= Le Sabre de mon père =

1951 surrealist play written by Roger Vitrac

Le Sabre de mon père is a surrealist play written by Roger Vitrac which premiered at Théâtre de Paris in 1951.

== Original cast ==
- Mise-en-scène: Pierre Dux
- Settings: Félix Labisse
- Costumes: Rosine Delamare
- Roles and interpreters:
  - Françoise Dujardin: Sophie Desmarets
  - Édouard Dujardin: Pierre Dux
  - Pierre Martignac: Max Palenc
  - Adélaïde Poinsot: Claire Gérard
  - Boussu: Noël Roquevert
  - Albert Feuillade: Jean Lagache
  - Docteur Laborderie: Charles Dechamps
  - Nini: Anne Vitrac
  - Clémence: Luce Clament
  - Simon: Serge Lecointe
  - Flore Médard: Marcelle Arnold
  - Diane Condé: Geneviève Berney
  - Popaul: Jean-Jacques Duverger
  - Isabelle Laborderie: Janine Liezer
  - Pierril: René Génin

== Critics ==

Initially the play was unsuccessful and disliked by critics, even by those who were at the time supporting surrealist arts of this kind. Some of these critics explained that the title was not as explicit as they had wished.

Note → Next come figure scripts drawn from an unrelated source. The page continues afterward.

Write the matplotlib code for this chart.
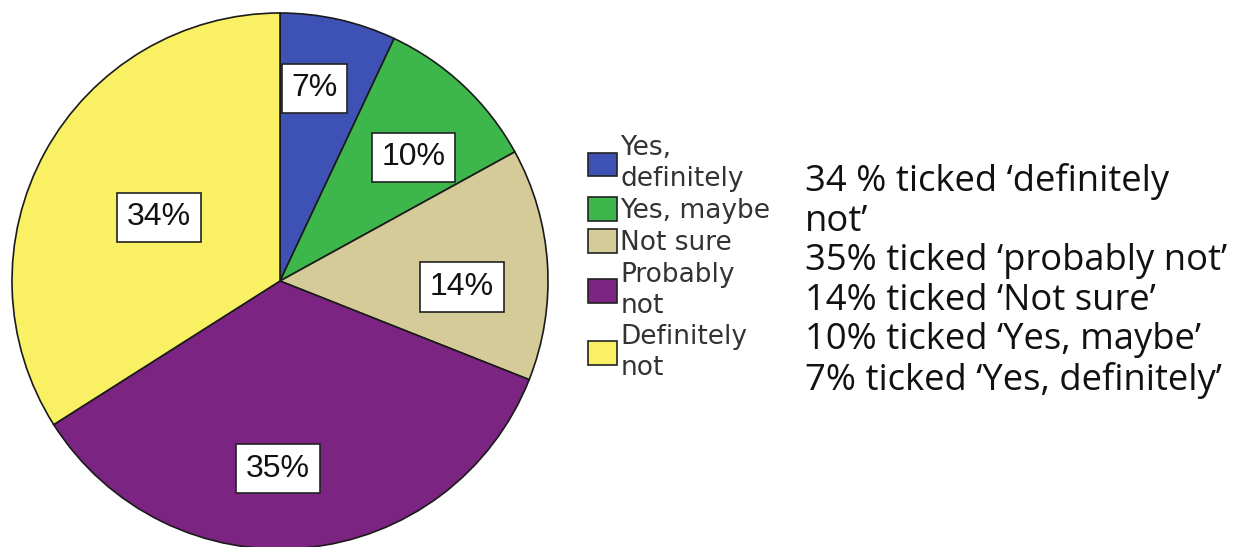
import matplotlib.pyplot as plt
import numpy as np
from matplotlib.patches import Patch

# data, clockwise from 12 o'clock
labels = ['Yes,\ndefinitely', 'Yes, maybe', 'Not sure', 'Probably\nnot', 'Definitely\nnot']
pcts = [7, 10, 14, 35, 34]
colors = ['#3e52b6', '#3db64c', '#d5cb98', '#7b2482', '#f9f163']
label_r = [0.73, 0.68, 0.68, 0.70, 0.51]   # how far out each % box sits
label_shift = [2.5, -4, -5.5, -6, 1]        # degrees, nudge along the arc
notes = ["34 % ticked \u2018definitely\nnot\u2019",
         "35% ticked \u2018probably not\u2019",
         "14% ticked \u2018Not sure\u2019",
         "10% ticked \u2018Yes, maybe\u2019",
         "7% ticked \u2018Yes, definitely\u2019"]

W, H = 1233, 547
fig = plt.figure(figsize=(W / 100, H / 100), dpi=100)

# pie axes: centre (280, 281) px, radius 268 px
cx, cy, r = 280, 281, 268
ax = fig.add_axes([(cx - r) / W, (H - cy - r) / H, 2 * r / W, 2 * r / H])
wedges, _ = ax.pie(pcts, colors=colors, startangle=90, counterclock=False,
                   wedgeprops=dict(edgecolor='#1a1a1a', linewidth=1.2))
ax.set_xlim(-1, 1)
ax.set_ylim(-1, 1)
ax.set_aspect('equal')
ax.axis('off')

# % boxes
start = 90
for p, rr, sh in zip(pcts, label_r, label_shift):
    mid = np.deg2rad(start - p * 3.6 / 2 + sh)
    ax.text(rr * np.cos(mid), rr * np.sin(mid), f'{p}%', ha='center', va='center',
            fontsize=23, family='Liberation Sans', color='#111111',
            bbox=dict(boxstyle='square,pad=0.3', fc='white', ec='#222222', lw=1.2))
    start -= p * 3.6

handles = [Patch(facecolor=c, edgecolor='#222222', linewidth=1.2) for c in colors]
leg = fig.legend(handles, labels, loc='upper left', bbox_to_anchor=(588 / W, 1 - 135 / H),
                 frameon=False, handlelength=1.1, handleheight=1.0,
                 handletextpad=0.12, labelspacing=0.2, borderpad=0, borderaxespad=0,
                 labelcolor='#333333', prop=dict(family='DejaVu Sans', size=19))
for t in leg.get_texts():
    t.set_linespacing(1.25)

fig.text(805 / W, 1 - 163 / H, '\n'.join(notes), ha='left', va='top',
         fontsize=26.2, family='Open Sans', color='#111111', linespacing=1.13)

fig.savefig('out.png', dpi=100)
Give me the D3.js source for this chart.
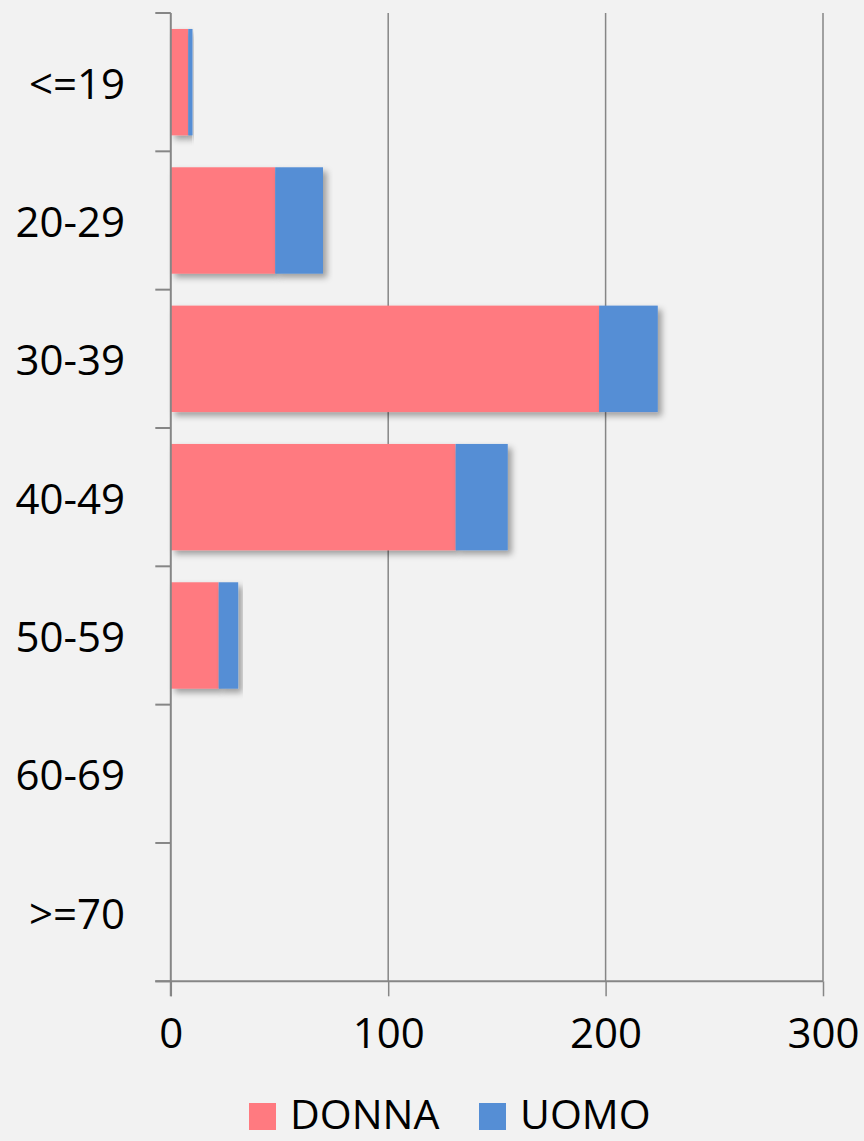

The play was defended by Jean Anouilh, who proclaimed: "We are some in the art who have been working since the last war to strangle the anecdote, to kill the idea of a good play that ruled the French theater [...] to the point of reducing it to the status of a mummy. [...] The play is good, no? Well, no. Neither Colombe nor Le Sabre is good plays. But if the actors play "like gods", it's because they have characters otherwise, they don't play well. [...] And then, let architecture be left to the construction specialists. The theater is a game of the mind and mind may well make honey in foraging in detail, like a bee." Anouilh echoes Robert Kemp who stated in his article: "That Sabre, good in details and which, taken line by line, do not lack of taste but is overall, after all, insignificant..."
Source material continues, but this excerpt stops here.